A stronger anonymous browsing routine usually includes the following:

  • Separate browser profiles
  • Tracker blocking
  • Limited extensions
  • Different search engines
  • Minimal logins
  • Regular cookie clearing

Those habits work because they reduce continuity. The fewer stable signals you leave behind from session to session, the harder you are to identify as the same person.

There is also a social side to this. Anonymous browsing is weakened every time you volunteer identity details into forms, connect a new session to an old account, or reuse the same online patterns across multiple services.

A practical anonymous browsing setup for everyday users

You do not need a perfect setup to get meaningful gains. You need a sensible one.

For many people, a strong everyday baseline looks like this: use a trustworthy VPN, keep HTTPS enabled, browse with a privacy-focused browser, block trackers, avoid unnecessary logins, and separate personal activity from research or sensitive browsing.

If you want a more concrete checklist, keep it simple:

  • Use a VPN: Mask your IP and protect traffic on local networks
  • Use a privacy-focused browser: Reduce cross-site tracking and limit fingerprint exposure
  • Keep accounts separate: Do not mix personal logins with sessions where privacy matters
  • Trim extensions: Extra add-ons can make your browser more unique
  • Clear site data often: Remove cookies and stored identifiers between sessions
  • Watch your own behavior: Search habits, account use, and form submissions can reveal more than technical tools hide

This is where a service like SaviourVPN fits naturally. A VPN can provide the encrypted tunnel, IP masking, and multi-device coverage that support a privacy-first setup across laptops, phones, and home connections. That makes it easier to keep the same protective baseline whether you are at home, at a hotel, in an airport, or on public Wi-Fi.

Limits of anonymous browsing in daily life

Even a strong setup has limits.

Anonymous browsing does not stop phishing. It does not block every malicious download. It does not remove the need for software updates, secure passwords, and good judgment. If you type your real name, email, payment details, and account credentials into the same services you always use, anonymity fades quickly.

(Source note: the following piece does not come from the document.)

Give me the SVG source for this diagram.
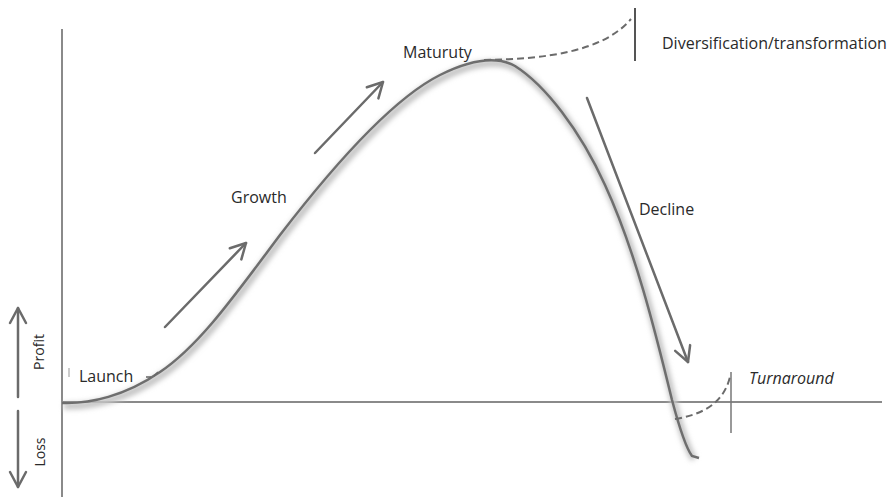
<svg xmlns="http://www.w3.org/2000/svg" width="896" height="497" viewBox="0 0 896 497">
<style>
.ax{stroke:#8a8a8a;stroke-width:2;fill:none}
.arr{stroke:#6b6b6b;stroke-width:2.5;fill:none;stroke-linecap:round}
.dash{stroke:#6b6b6b;stroke-width:2;fill:none;stroke-dasharray:7 4}
.bar{stroke:#555;stroke-width:2;fill:none}
.lbl{font-family:"Open Sans","Liberation Sans",sans-serif;font-size:16px;fill:#2a2a2a}
.side{font-size:14px}
</style>
<defs>
<marker id="ah2" viewBox="0 0 20 20" refX="17" refY="10" markerWidth="20" markerHeight="20" markerUnits="userSpaceOnUse" orient="auto">
<polyline points="2,2 17,10 2,18" fill="none" stroke="#6b6b6b" stroke-width="2.5" stroke-linecap="round" stroke-linejoin="round"/>
</marker>
<filter id="blur" x="-10%" y="-10%" width="120%" height="120%"><feGaussianBlur stdDeviation="2.5"/></filter>
</defs>

<g id="axes">
<line class="ax" x1="62" y1="29" x2="62" y2="497"/>
<line class="ax" x1="62" y1="402" x2="882" y2="402"/>
</g>

<g id="curve">
<path d="M64,406 C92,407 127,399 162,375 C202,348 237,298 282,238 C332,173 392,103 442,78 C472,63 497,58 517,69 C547,88 582,133 607,188 C637,253 657,333 674,403 C682,433 688,451 694,459" stroke="#c4c4c4" stroke-width="7" fill="none" filter="url(#blur)"/>
<path d="M62,403 C90,404 125,396 160,372 C200,345 235,295 280,235 C330,170 390,100 440,75 C470,60 495,55 515,66 C545,85 580,130 605,185 C635,250 655,330 672,400 C680,430 686,448 692,456 L699,458" stroke="#6e6e6e" stroke-width="2.5" fill="none"/>
<line x1="69" y1="368" x2="69" y2="377" stroke="#bbb" stroke-width="1.5"/>
<path d="M146,377 L151,377 M154,376 L158,372" stroke="#666" stroke-width="1.5" fill="none"/>
</g>

<g id="connectors">
<line class="arr" x1="165" y1="327" x2="246" y2="243" marker-end="url(#ah2)"/>
<line class="arr" x1="315" y1="153" x2="383" y2="82" marker-end="url(#ah2)"/>
<line class="arr" x1="587" y1="98" x2="688" y2="362" marker-end="url(#ah2)"/>
<line class="arr" x1="18" y1="397" x2="18" y2="308" marker-end="url(#ah2)"/>
<line class="arr" x1="18" y1="411" x2="18" y2="487" marker-end="url(#ah2)"/>
</g>

<g id="diversification">
<path class="dash" d="M484,60 C545,59 603,52 631,19"/>
<line class="bar" x1="635" y1="8" x2="635" y2="61"/>
<text class="lbl" x="662" y="49">Diversification/transformation</text>
</g>

<g id="turnaround">
<path class="dash" d="M675,419 C700,415 723,405 730,377"/>
<line x1="731" y1="372" x2="731" y2="433" stroke="#777" stroke-width="1.5"/>
<text class="lbl" x="749" y="384" font-style="italic" font-size="15">Turnaround</text>
</g>

<g id="launch"><text class="lbl" x="79" y="382">Launch</text></g>
<g id="growth"><text class="lbl" x="231" y="203">Growth</text></g>
<g id="maturity"><text class="lbl" x="403" y="58">Maturuty</text></g>
<g id="decline"><text class="lbl" x="639" y="215">Decline</text></g>
<g id="profit"><text class="lbl side" transform="translate(44,352) rotate(-90)" text-anchor="middle">Profit</text></g>
<g id="loss"><text class="lbl side" transform="translate(45,452) rotate(-90)" text-anchor="middle">Loss</text></g>
</svg>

It also does not guarantee access everywhere. Some platforms challenge or block VPN traffic. Some regions restrict privacy tools. Some services watch for unusual locations or repeated account switching. Privacy often involves small tradeoffs in convenience.

That does not reduce its value. It simply means anonymous browsing is best viewed as risk reduction, not magic.

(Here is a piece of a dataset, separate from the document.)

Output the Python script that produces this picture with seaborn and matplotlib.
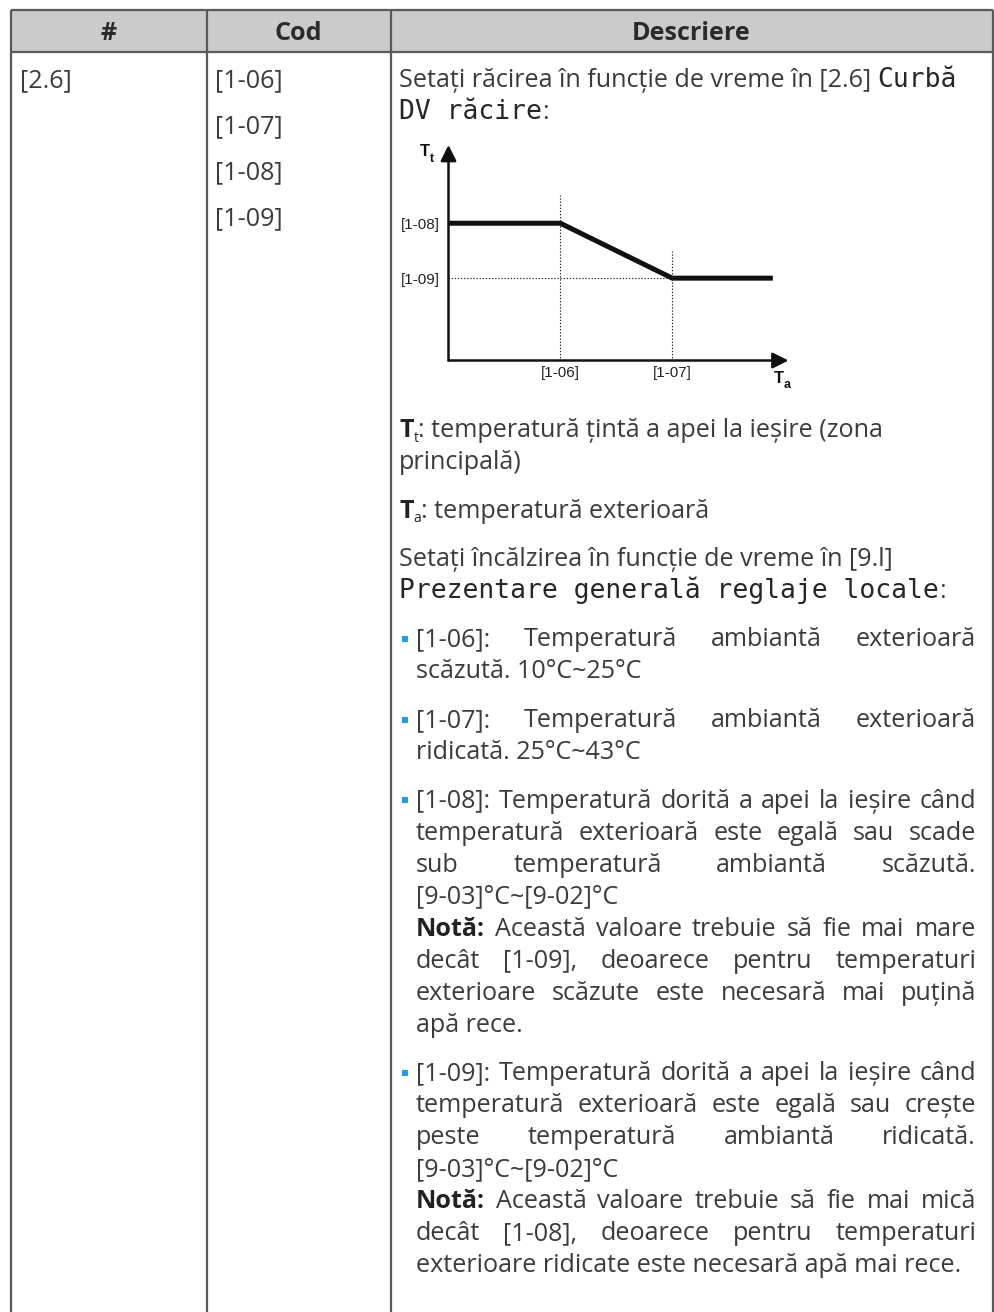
import matplotlib
matplotlib.use("Agg")
import matplotlib.pyplot as plt
from matplotlib.patches import Rectangle
import seaborn as sns
import pandas as pd

# ---------------- data ----------------
header_labels = ["#", "Cod", "Descriere"]
menu_code = "[2.6]"
setting_codes = ["[1-06]", "[1-07]", "[1-08]", "[1-09]"]

ta_points = [0, 10, 20, 29]          # outdoor ambient temperature (schematic)
tt_points = [10, 10, 6, 6]           # target leaving water temperature (schematic)
ta_tick_values = [10, 20]
ta_tick_labels = ["[1-06]", "[1-07]"]
tt_tick_values = [10, 6]
tt_tick_labels = ["[1-08]", "[1-09]"]
ta_axis_max = 30.4
tt_axis_max = 15.7
guide_tops = [12.05, 8.0]

intro_lines = [
    [("Setați răcirea în funcție de vreme în [2.6] ", "n"), ("Curbă", "m")],
    [("DV răcire", "m"), (":", "n")],
]
legend_tt_lines = [
    [("T", "b"), ("t", "s"), (": temperatură țintă a apei la ieșire (zona", "n")],
    [("principală)", "n")],
]
legend_ta_lines = [
    [("T", "b"), ("a", "s"), (": temperatură exterioară", "n")],
]
heating_lines = [
    [("Setați încălzirea în funcție de vreme în [9.l]", "n")],
    [("Prezentare generală reglaje locale", "m"), (":", "n")],
]
# (justify, runs)
bullet_items = [
    [(True, [("[1-06]: Temperatură ambiantă exterioară", "n")]),
     (False, [("scăzută. 10°C~25°C", "n")])],
    [(True, [("[1-07]: Temperatură ambiantă exterioară", "n")]),
     (False, [("ridicată. 25°C~43°C", "n")])],
    [(True, [("[1-08]: Temperatură dorită a apei la ieșire când", "n")]),
     (True, [("temperatură exterioară este egală sau scade", "n")]),
     (True, [("sub temperatură ambiantă scăzută.", "n")]),
     (False, [("[9-03]°C~[9-02]°C", "n")]),
     (True, [("Notă:", "b"), (" Această valoare trebuie să fie mai mare", "n")]),
     (True, [("decât [1-09], deoarece pentru temperaturi", "n")]),
     (True, [("exterioare scăzute este necesară mai puțină", "n")]),
     (False, [("apă rece.", "n")])],
    [(True, [("[1-09]: Temperatură dorită a apei la ieșire când", "n")]),
     (True, [("temperatură exterioară este egală sau crește", "n")]),
     (True, [("peste temperatură ambiantă ridicată.", "n")]),
     (False, [("[9-03]°C~[9-02]°C", "n")]),
     (True, [("Notă:", "b"), (" Această valoare trebuie să fie mai mică", "n")]),
     (True, [("decât [1-08], deoarece pentru temperaturi", "n")]),
     (False, [("exterioare ridicate este necesară apă mai rece.", "n")])],
]

# ---------------- style / layout ----------------
W, H = 995, 1312
sns.set_theme(style="white")
SANS = ["Open Sans", "DejaVu Sans"]
MONO = ["DejaVu Sans Mono"]
plt.rcParams["font.family"] = SANS

TXT = "#3b3b3b"
MONO_C = "#262626"
BORDER = "#5a5a5a"
HEAD_BG = "#cbcbcb"
BULLET_C = "#1e9fe0"
INK = "#111111"

fig = plt.figure(figsize=(W / 100, H / 100), dpi=100)
bg = fig.add_axes([0, 0, 1, 1])
bg.set_xlim(0, W)
bg.set_ylim(H, 0)
bg.axis("off")
renderer = fig.canvas.get_renderer()


def _measure(s, **kw):
    t = bg.text(0, 0, s, **kw)
    w = t.get_window_extent(renderer).width
    t.remove()
    return w


# auto-fit font sizes to reference line widths
fs_n = 15.0 * 495.0 / _measure("Setați încălzirea în funcție de vreme în [9.l]", family=SANS, size=15)
fs_m = 15.0 * 545.0 / _measure("Prezentare generală reglaje locale", family=MONO, size=15)

STY = {
    "n": dict(family=SANS, size=fs_n, color=TXT),
    "b": dict(family=SANS, size=fs_n, color="#222222", weight="bold"),
    "m": dict(family=MONO, size=fs_m, color=MONO_C),
    "s": dict(family=SANS, size=fs_n * 0.55, color="#222222"),
}
SUB_DY = 5


def measure(s, st):
    return _measure(s, **STY[st])


def space_w(st):
    return measure("a a", st) - measure("aa", st)


def put(x, y, s, st):
    dy = SUB_DY if st == "s" else 0
    bg.text(x, y + dy, s, ha="left", va="baseline", **STY[st])


def draw_line(x0, y, runs, justify=False, x1=None):
    if justify:
        words = []
        for txt, st in runs:
            for w in txt.split():
                words.append((w, st))
        widths = [measure(w, st) for w, st in words]
        gap = (x1 - x0 - sum(widths)) / max(len(words) - 1, 1)
        gap = max(gap, 0.6 * space_w("n"))
        x = x0
        for (w, st), wd in zip(words, widths):
            put(x, y, w, st)
            x += wd + gap
    else:
        x = x0
        for txt, st in runs:
            core = txt.strip(" ")
            lead = len(txt) - len(txt.lstrip(" "))
            trail = len(txt) - len(txt.rstrip(" "))
            x += lead * space_w(st)
            put(x, y, core, st)
            x += measure(core, st) + trail * space_w(st)


# ---------------- table frame ----------------
X_L, X_C1, X_C2, X_R = 11, 206.5, 390.5, 992.5
Y_T, Y_HB = 10, 52
bg.add_patch(Rectangle((X_L, Y_T), X_R - X_L, Y_HB - Y_T, facecolor=HEAD_BG, edgecolor="none"))
for xv in (X_L, X_C1, X_C2, X_R):
    bg.plot([xv, xv], [Y_T, H + 2], color=BORDER, lw=1.6, solid_capstyle="butt")
for yv in (Y_T, Y_HB):
    bg.plot([X_L, X_R], [yv, yv], color=BORDER, lw=1.6, solid_capstyle="butt")

for lab, xa, xb in zip(header_labels, (X_L, X_C1, X_C2), (X_C1, X_C2, X_R)):
    bg.text((xa + xb) / 2, 40, lab, ha="center", va="baseline", family=SANS,
            size=fs_n, weight="bold", color="#2b2b2b")

ROW_Y = 87
draw_line(20, ROW_Y, [(menu_code, "n")])
for i, c in enumerate(setting_codes):
    draw_line(215, ROW_Y + 46 * i, [(c, "n")])

# ---------------- description column ----------------
XT = 399
XB_TXT = 416
XJ_R = 976
L = 32.0
P = 48.5

y = ROW_Y
for ln in intro_lines:
    draw_line(XT, y, ln)
    y += L

# ---------------- chart (seaborn) ----------------
ox, oy = 448.5, 360.5           # axes origin in pixels
aw, ah = 340.0, 215.5
ax = fig.add_axes([ox / W, (H - oy) / H, aw / W, ah / H])
ax.set_facecolor("none")
df = pd.DataFrame({"Ta": ta_points, "Tt": tt_points})
sns.lineplot(data=df, x="Ta", y="Tt", ax=ax, color=INK, lw=3.6, sort=False,
             legend=False, solid_capstyle="butt", solid_joinstyle="miter")
ax.set_xlim(0, ta_axis_max)
ax.set_ylim(0, tt_axis_max)
for s in ax.spines.values():
    s.set_visible(False)
dots = (0, (1.2, 1.6))
ax.vlines(ta_points[1], 0, guide_tops[0], colors="#222222", lw=0.8, linestyles=dots)
ax.vlines(ta_points[2], 0, guide_tops[1], colors="#222222", lw=0.8, linestyles=dots)
ax.hlines(tt_points[2], 0, ta_points[2], colors="#222222", lw=0.8, linestyles=dots)
arrow = dict(arrowstyle="-|>,head_length=0.6,head_width=0.3", lw=1.8, color=INK,
             shrinkA=0, shrinkB=0, mutation_scale=16)
ax.annotate("", xy=(0, tt_axis_max), xytext=(0, 0), arrowprops=arrow, annotation_clip=False)
ax.annotate("", xy=(ta_axis_max, 0), xytext=(0, 0), arrowprops=arrow, annotation_clip=False)
ax.set_xticks(ta_tick_values, ta_tick_labels, family="Liberation Sans", fontsize=11, color="#222222")
ax.set_yticks(tt_tick_values, tt_tick_labels, family="Liberation Sans", fontsize=11, color="#222222")
ax.tick_params(axis="both", length=0)
ax.tick_params(axis="x", pad=4)
ax.tick_params(axis="y", pad=6)
ax.set_xlabel("")
ax.set_ylabel("")
# axis titles
bg.text(420, 156, "T", family="Liberation Sans", weight="bold", size=12, color=INK, va="baseline")
bg.text(429.5, 162, "t", family="Liberation Sans", weight="bold", size=9, color=INK, va="baseline")
bg.text(774, 383, "T", family="Liberation Sans", weight="bold", size=12, color=INK, va="baseline")
bg.text(783.5, 388, "a", family="Liberation Sans", weight="bold", size=9, color=INK, va="baseline")

# ---------------- text after chart ----------------
y = 437
for ln in legend_tt_lines:
    draw_line(XT, y, ln)
    y += L
y += P - L
for ln in legend_ta_lines:
    draw_line(XT, y, ln)
    y += L
y += P - L
for ln in heating_lines:
    draw_line(XT, y, ln)
    y += L
y += P - L
for item in bullet_items:
    bg.add_patch(Rectangle((402, y - 10.5), 6, 6, facecolor=BULLET_C, edgecolor="none"))
    for just, runs in item:
        draw_line(XB_TXT, y, runs, justify=just, x1=XJ_R)
        y += L
    y += P - L

fig.savefig("out.png", dpi=100)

Why anonymous browsing matters more than ever

Online systems are remarkably good at collecting tiny fragments of information and turning them into profiles.

A location here, a login there, a stable browser fingerprint, a mobile identifier, a few third-party scripts, and a browsing pattern that repeats over time can become a clear picture of a person. Anonymous browsing pushes back against that tendency. It gives users more room to read, research, communicate, and move online without being cataloged at every step.

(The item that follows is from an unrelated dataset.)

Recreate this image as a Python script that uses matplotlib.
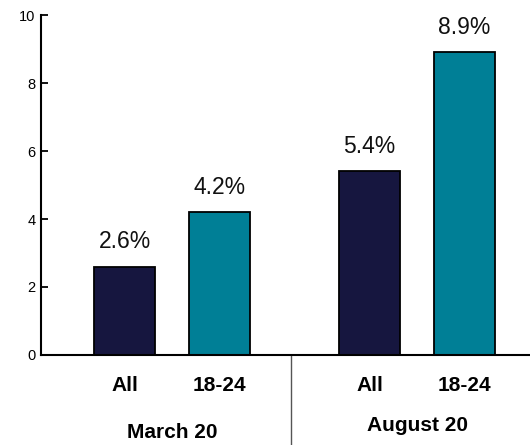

That is a useful goal whether you are protecting yourself on airport Wi-Fi, reducing ad profiling at home, accessing content while traveling, or simply deciding that your browsing habits should not be everyone else’s business.

A better question than “Can I be completely anonymous?” is “How much less visible can I become with the right layers and habits?”

That is where anonymous browsing becomes practical, effective, and worth doing.